Do this.
Can you print the data exactly and leave out each image?
::: Provided data
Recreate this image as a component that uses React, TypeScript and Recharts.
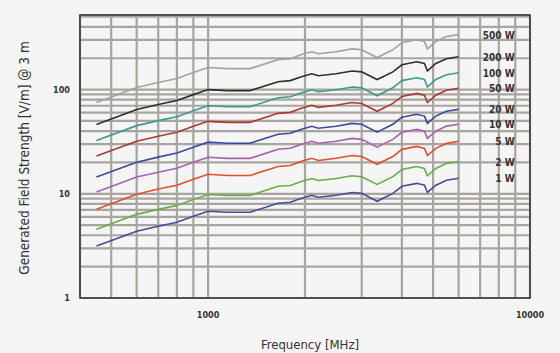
import React from "react";
import { LineChart, Line, XAxis, YAxis, CartesianGrid, ReferenceArea, LabelList } from "recharts";

const frequencies = [450, 600, 700, 800, 900, 1000, 1150, 1350, 1650, 1800, 1950, 2100, 2200, 2500, 2800, 3000, 3350, 3750, 4000, 4450, 4700, 4800, 5100, 5500, 6000];

const w1 = [3.15, 4.38, 4.89, 5.34, 6.09, 6.8, 6.65, 6.65, 8.11, 8.29, 9.06, 9.68, 9.26, 9.68, 10.3, 10.1, 8.48, 10.1, 11.8, 12.6, 12.1, 10.3, 12.1, 13.5, 14.1];
const w2 = [4.57, 6.35, 7.09, 7.74, 8.83, 9.86, 9.64, 9.64, 11.8, 12.0, 13.1, 14.0, 13.4, 14.0, 14.9, 14.6, 12.3, 14.6, 17.1, 18.3, 17.5, 14.9, 17.5, 19.6, 20.4];
const w5 = [7.12, 9.9, 11.1, 12.1, 13.8, 15.4, 15.0, 15.0, 18.3, 18.7, 20.5, 21.9, 20.9, 21.9, 23.3, 22.8, 19.2, 22.8, 26.7, 28.5, 27.3, 23.3, 27.3, 30.5, 31.9];
const w10 = [10.4, 14.5, 16.1, 17.6, 20.1, 22.4, 21.9, 21.9, 26.8, 27.4, 29.9, 31.9, 30.6, 31.9, 34.0, 33.3, 28.0, 33.3, 38.9, 41.6, 39.9, 34.0, 39.9, 44.6, 46.5];
const w20 = [14.5, 20.1, 22.5, 24.6, 28.0, 31.3, 30.6, 30.6, 37.3, 38.1, 41.7, 44.5, 42.6, 44.5, 47.4, 46.5, 39.0, 46.5, 54.3, 58.0, 55.7, 47.4, 55.7, 62.1, 64.9];
const w50 = [23.0, 32.0, 35.7, 39.0, 44.5, 49.6, 48.5, 48.5, 59.2, 60.5, 66.1, 70.7, 67.6, 70.7, 75.2, 73.7, 61.9, 73.7, 86.1, 92.0, 88.3, 75.2, 88.3, 98.6, 103];
const w100 = [32.4, 45.1, 50.4, 55.0, 62.7, 70.0, 68.5, 68.5, 83.5, 85.4, 93.3, 99.7, 95.4, 99.7, 106, 104, 87.3, 104, 122, 130, 125, 106, 125, 139, 145];
const w200 = [46.3, 64.4, 71.9, 78.5, 89.5, 100, 97.8, 97.8, 119, 122, 133, 142, 136, 142, 151, 148, 125, 148, 173, 185, 178, 151, 178, 198, 207];
const w500 = [75.3, 105, 117, 128, 146, 163, 159, 159, 194, 198, 217, 231, 221, 231, 246, 241, 203, 241, 282, 301, 289, 246, 289, 323, 337];

const seriesNames = ["1 W", "2 W", "5 W", "10 W", "20 W", "50 W", "100 W", "200 W", "500 W"];
const seriesValues = [w1, w2, w5, w10, w20, w50, w100, w200, w500];
const seriesColors = ["#4a4a98", "#6aab4a", "#e0502e", "#a862a8", "#3b4b9c", "#a83a30", "#3d9a90", "#2e2e2e", "#a2a2a2"];

const xTicks = [400, 500, 600, 700, 800, 900, 1000, 2000, 3000, 4000, 5000, 6000, 7000, 8000, 9000, 10000];
const xLabels = [1000, 10000];
const yTicks = [1, 2, 3, 4, 5, 6, 7, 8, 9, 10, 20, 30, 40, 50, 60, 70, 80, 90, 100, 200, 300, 400, 500];
const yLabels = [1, 10, 100];

const yTitle = "Generated Field Strength [V/m] @ 3 m";
const xTitle = "Frequency [MHz]";

const data = frequencies.map((f, i) => {
  const row: Record<string, number> = { f };
  seriesNames.forEach((name, k) => {
    row[name] = seriesValues[k][i];
  });
  return row;
});

const FONT = "'Liberation Sans Narrow', 'DejaVu Sans Condensed', 'Roboto Condensed', sans-serif";

const XTick = (props: any) => {
  const { x, y, payload } = props;
  if (!xLabels.includes(payload.value)) return null;
  return (
    <text x={x} y={y + 12} textAnchor="middle" fontSize={9} fontWeight="bold" fill="#333" fontFamily={FONT}>
      {payload.value}
    </text>
  );
};

const YTick = (props: any) => {
  const { x, y, payload } = props;
  if (!yLabels.includes(payload.value)) return null;
  return (
    <text x={x - 2} y={y + 3} textAnchor="end" fontSize={9} fontWeight="bold" fill="#333" fontFamily={FONT}>
      {payload.value}
    </text>
  );
};

const makeEndLabel = (name: string) => (props: any) => {
  const { x, y, index } = props;
  if (index !== frequencies.length - 1) return null;
  return (
    <text x={x + 56} y={y + 4} textAnchor="end" fontSize={10} fontWeight="bold" fill="#333" fontFamily={FONT}>
      {name}
    </text>
  );
};

export default function App() {
  return (
    <div style={{ position: "absolute", left: 0, top: 0, width: 560, height: 353, background: "#f5f5f5", fontFamily: FONT }}>
      <LineChart width={560} height={353} data={data} margin={{ top: 15, right: 30, left: 20, bottom: 25 }}>
        <CartesianGrid stroke="#a8a5a0" strokeWidth={2.2} />
        <XAxis
          dataKey="f"
          type="number"
          scale="log"
          domain={[400, 10000]}
          ticks={xTicks}
          interval={0}
          allowDataOverflow
          axisLine={false}
          tickLine={false}
          height={30}
          tick={<XTick />}
        />
        <YAxis
          type="number"
          scale="log"
          domain={[1, 520]}
          ticks={yTicks}
          interval={0}
          allowDataOverflow
          axisLine={false}
          tickLine={false}
          width={60}
          tick={<YTick />}
        />
        <ReferenceArea x1={400} x2={10000} y1={1} y2={520} fill="none" stroke="#333" strokeWidth={1.5} ifOverflow="visible" />
        {seriesNames.map((name, k) => (
          <Line
            key={name}
            dataKey={name}
            stroke={seriesColors[k]}
            strokeWidth={1.6}
            dot={false}
            isAnimationActive={false}
          >
            <LabelList dataKey={name} content={makeEndLabel(name)} />
          </Line>
        ))}
      </LineChart>
      <svg width={560} height={353} style={{ position: "absolute", left: 0, top: 0, pointerEvents: "none" }}>
        <text
          x={29}
          y={158}
          transform="rotate(-90, 29, 158)"
          textAnchor="middle"
          fontSize={13.5}
          fill="#333"
          fontFamily={FONT}
        >
          {yTitle}
        </text>
        <text x={310} y={349} textAnchor="middle" fontSize={13} fill="#333" fontFamily={FONT}>
          {xTitle}
        </text>
      </svg>
    </div>
  );
}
::::::
Solved problem.
Recreate this image as a component that uses React, TypeScript and Recharts.
import React from "react";
import { LineChart, Line, XAxis, YAxis, CartesianGrid, ReferenceArea, LabelList } from "recharts";

const frequencies = [450, 600, 700, 800, 900, 1000, 1150, 1350, 1650, 1800, 1950, 2100, 2200, 2500, 2800, 3000, 3350, 3750, 4000, 4450, 4700, 4800, 5100, 5500, 6000];

const w1 = [3.15, 4.38, 4.89, 5.34, 6.09, 6.8, 6.65, 6.65, 8.11, 8.29, 9.06, 9.68, 9.26, 9.68, 10.3, 10.1, 8.48, 10.1, 11.8, 12.6, 12.1, 10.3, 12.1, 13.5, 14.1];
const w2 = [4.57, 6.35, 7.09, 7.74, 8.83, 9.86, 9.64, 9.64, 11.8, 12.0, 13.1, 14.0, 13.4, 14.0, 14.9, 14.6, 12.3, 14.6, 17.1, 18.3, 17.5, 14.9, 17.5, 19.6, 20.4];
const w5 = [7.12, 9.9, 11.1, 12.1, 13.8, 15.4, 15.0, 15.0, 18.3, 18.7, 20.5, 21.9, 20.9, 21.9, 23.3, 22.8, 19.2, 22.8, 26.7, 28.5, 27.3, 23.3, 27.3, 30.5, 31.9];
const w10 = [10.4, 14.5, 16.1, 17.6, 20.1, 22.4, 21.9, 21.9, 26.8, 27.4, 29.9, 31.9, 30.6, 31.9, 34.0, 33.3, 28.0, 33.3, 38.9, 41.6, 39.9, 34.0, 39.9, 44.6, 46.5];
const w20 = [14.5, 20.1, 22.5, 24.6, 28.0, 31.3, 30.6, 30.6, 37.3, 38.1, 41.7, 44.5, 42.6, 44.5, 47.4, 46.5, 39.0, 46.5, 54.3, 58.0, 55.7, 47.4, 55.7, 62.1, 64.9];
const w50 = [23.0, 32.0, 35.7, 39.0, 44.5, 49.6, 48.5, 48.5, 59.2, 60.5, 66.1, 70.7, 67.6, 70.7, 75.2, 73.7, 61.9, 73.7, 86.1, 92.0, 88.3, 75.2, 88.3, 98.6, 103];
const w100 = [32.4, 45.1, 50.4, 55.0, 62.7, 70.0, 68.5, 68.5, 83.5, 85.4, 93.3, 99.7, 95.4, 99.7, 106, 104, 87.3, 104, 122, 130, 125, 106, 125, 139, 145];
const w200 = [46.3, 64.4, 71.9, 78.5, 89.5, 100, 97.8, 97.8, 119, 122, 133, 142, 136, 142, 151, 148, 125, 148, 173, 185, 178, 151, 178, 198, 207];
const w500 = [75.3, 105, 117, 128, 146, 163, 159, 159, 194, 198, 217, 231, 221, 231, 246, 241, 203, 241, 282, 301, 289, 246, 289, 323, 337];

const seriesNames = ["1 W", "2 W", "5 W", "10 W", "20 W", "50 W", "100 W", "200 W", "500 W"];
const seriesValues = [w1, w2, w5, w10, w20, w50, w100, w200, w500];
const seriesColors = ["#4a4a98", "#6aab4a", "#e0502e", "#a862a8", "#3b4b9c", "#a83a30", "#3d9a90", "#2e2e2e", "#a2a2a2"];

const xTicks = [400, 500, 600, 700, 800, 900, 1000, 2000, 3000, 4000, 5000, 6000, 7000, 8000, 9000, 10000];
const xLabels = [1000, 10000];
const yTicks = [1, 2, 3, 4, 5, 6, 7, 8, 9, 10, 20, 30, 40, 50, 60, 70, 80, 90, 100, 200, 300, 400, 500];
const yLabels = [1, 10, 100];

const yTitle = "Generated Field Strength [V/m] @ 3 m";
const xTitle = "Frequency [MHz]";

const data = frequencies.map((f, i) => {
  const row: Record<string, number> = { f };
  seriesNames.forEach((name, k) => {
    row[name] = seriesValues[k][i];
  });
  return row;
});

const FONT = "'Liberation Sans Narrow', 'DejaVu Sans Condensed', 'Roboto Condensed', sans-serif";

const XTick = (props: any) => {
  const { x, y, payload } = props;
  if (!xLabels.includes(payload.value)) return null;
  return (
    <text x={x} y={y + 12} textAnchor="middle" fontSize={9} fontWeight="bold" fill="#333" fontFamily={FONT}>
      {payload.value}
    </text>
  );
};

const YTick = (props: any) => {
  const { x, y, payload } = props;
  if (!yLabels.includes(payload.value)) return null;
  return (
    <text x={x - 2} y={y + 3} textAnchor="end" fontSize={9} fontWeight="bold" fill="#333" fontFamily={FONT}>
      {payload.value}
    </text>
  );
};

const makeEndLabel = (name: string) => (props: any) => {
  const { x, y, index } = props;
  if (index !== frequencies.length - 1) return null;
  return (
    <text x={x + 56} y={y + 4} textAnchor="end" fontSize={10} fontWeight="bold" fill="#333" fontFamily={FONT}>
      {name}
    </text>
  );
};

export default function App() {
  return (
    <div style={{ position: "absolute", left: 0, top: 0, width: 560, height: 353, background: "#f5f5f5", fontFamily: FONT }}>
      <LineChart width={560} height={353} data={data} margin={{ top: 15, right: 30, left: 20, bottom: 25 }}>
        <CartesianGrid stroke="#a8a5a0" strokeWidth={2.2} />
        <XAxis
          dataKey="f"
          type="number"
          scale="log"
          domain={[400, 10000]}
          ticks={xTicks}
          interval={0}
          allowDataOverflow
          axisLine={false}
          tickLine={false}
          height={30}
          tick={<XTick />}
        />
        <YAxis
          type="number"
          scale="log"
          domain={[1, 520]}
          ticks={yTicks}
          interval={0}
          allowDataOverflow
          axisLine={false}
          tickLine={false}
          width={60}
          tick={<YTick />}
        />
        <ReferenceArea x1={400} x2={10000} y1={1} y2={520} fill="none" stroke="#333" strokeWidth={1.5} ifOverflow="visible" />
        {seriesNames.map((name, k) => (
          <Line
            key={name}
            dataKey={name}
            stroke={seriesColors[k]}
            strokeWidth={1.6}
            dot={false}
            isAnimationActive={false}
          >
            <LabelList dataKey={name} content={makeEndLabel(name)} />
          </Line>
        ))}
      </LineChart>
      <svg width={560} height={353} style={{ position: "absolute", left: 0, top: 0, pointerEvents: "none" }}>
        <text
          x={29}
          y={158}
          transform="rotate(-90, 29, 158)"
          textAnchor="middle"
          fontSize={13.5}
          fill="#333"
          fontFamily={FONT}
        >
          {yTitle}
        </text>
        <text x={310} y={349} textAnchor="middle" fontSize={13} fill="#333" fontFamily={FONT}>
          {xTitle}
        </text>
      </svg>
    </div>
  );
}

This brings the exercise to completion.